The collection contains around 650 personal and business letters written to Sherard 1908-1943 by over 200 correspondents, including Lord Alfred Douglas and Robert Ross. There are copies of three letters from Oscar Wilde. In addition there are around 200 letters written by Sherard 1906-1937 (mainly copies), around 70 letters to Alice Muriel Fiddian, Sherard's third wife, and 35 other items of correspondence. There are two of Sherard's diaries, one covering the period July 22 - December 31 1934 and consisting chiefly of a record of letters written, and the other relating to Oscar Wilde twice defended and covering the period 1933-1939. The collection also contains newspaper cuttings 1887-1943, mainly relating to Sherard's work. There are around 60 typescripts and manuscripts of his articles, novels and short stories. Other items include photographs and prints of people and places c. 1920-1939, two family wills, documents relating to legal disputes, notes and other sundry papers.

The collection is supported by around 40 printed books by Sherard, plus pamphlets, periodicals and offprints containing his work.

Administrative / Biographical History

Robert Harborough Sherard was born in London on 3 December 1861, the fourth child of the Reverend Bennet Sherard Calcraft Kennedy. His father was the illegitimate son of the sixth and last Earl of Harborough and his mother, Jane Stanley Wordsworth, granddaughter of the poet. In 1880 he went up to New College, Oxford but after a quarrel with his father, who cut him off from the expected family inheritance, was forced to leave for financial reasons. At this time he dropped the surname Kennedy. He left for Europe and later enrolled at the University of Bonn to study law and oriental languages, but again had to leave for lack of money. At the age of twenty he settled in Paris to earn his living as a journalist and novelist. In Paris he became acquainted with a number of the leading French literary figures of the eighties and nineties, including Emile Zola, Guy de Maupassant and Alphonse Daudet, and also with Oscar Wilde, with whom he formed a close friendship, although they fell out after Wilde's release from prison. In 1902, two years after Wilde's death, he published Oscar Wilde: the story of an unhappy friendship, which was to be the first of several works in which he maintained Wilde's innocence of the charge of homosexuality. Others include Oscar Wilde twice defended (1934) and Bernard Shaw, Frank Harris and Oscar Wilde (1936).

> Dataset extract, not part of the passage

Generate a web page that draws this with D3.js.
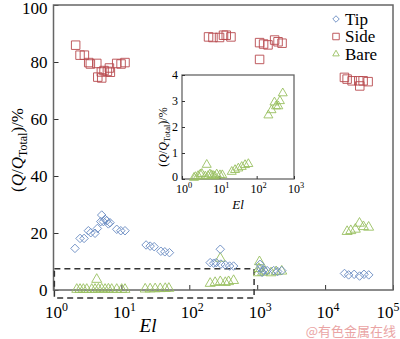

Sherard supported himself mostly from journalism, contributing articles to papers in France, England and America. He was also a prolific writer of novels, biographies and social commentaries, publishing thirty-three works in total. The biographies, besides those on Wilde, are Emile Zola (1893), Alphonse Daudet (1894), and Guy de Maupassant (1926). His social investigations, during which he lived with the poor and studied their conditions, resulted in works such as The White Slaves of England (l897). He lived in France for most of his life but died in Ealing on 30 January 1943.

Arrangement

The collection is divided into seven classes: correspondence, diaries, newspaper cuttings, works in manuscript and typescript, photographs and prints, wills, and sundry papers. Correspondence is divided into that received by Sherard, written by Sherard, received by Alice Fiddian, written by Alice Fiddian, and other letters. Within each, letters are filed first alphabetically by author/recipient and then chronologically.

Access Information

Open to all researchers. No reader's ticket is required but an appointment is necessary. Check www.reading.ac.uk/special-collections/using/sc-using.asp for contact details and opening hours.

Acquisition Information

Purchased February 1 1964 from Rupert Hart-Davis.

Note

Description prepared by Bridget Andrews, with reference to The 1890s: an encyclopedia of British literature, art and culture edited by G.A. Cevasco (New York: Garland, 1993)

Other Finding Aids

The collection is listed at file level, and at item level in the case of the correspondence.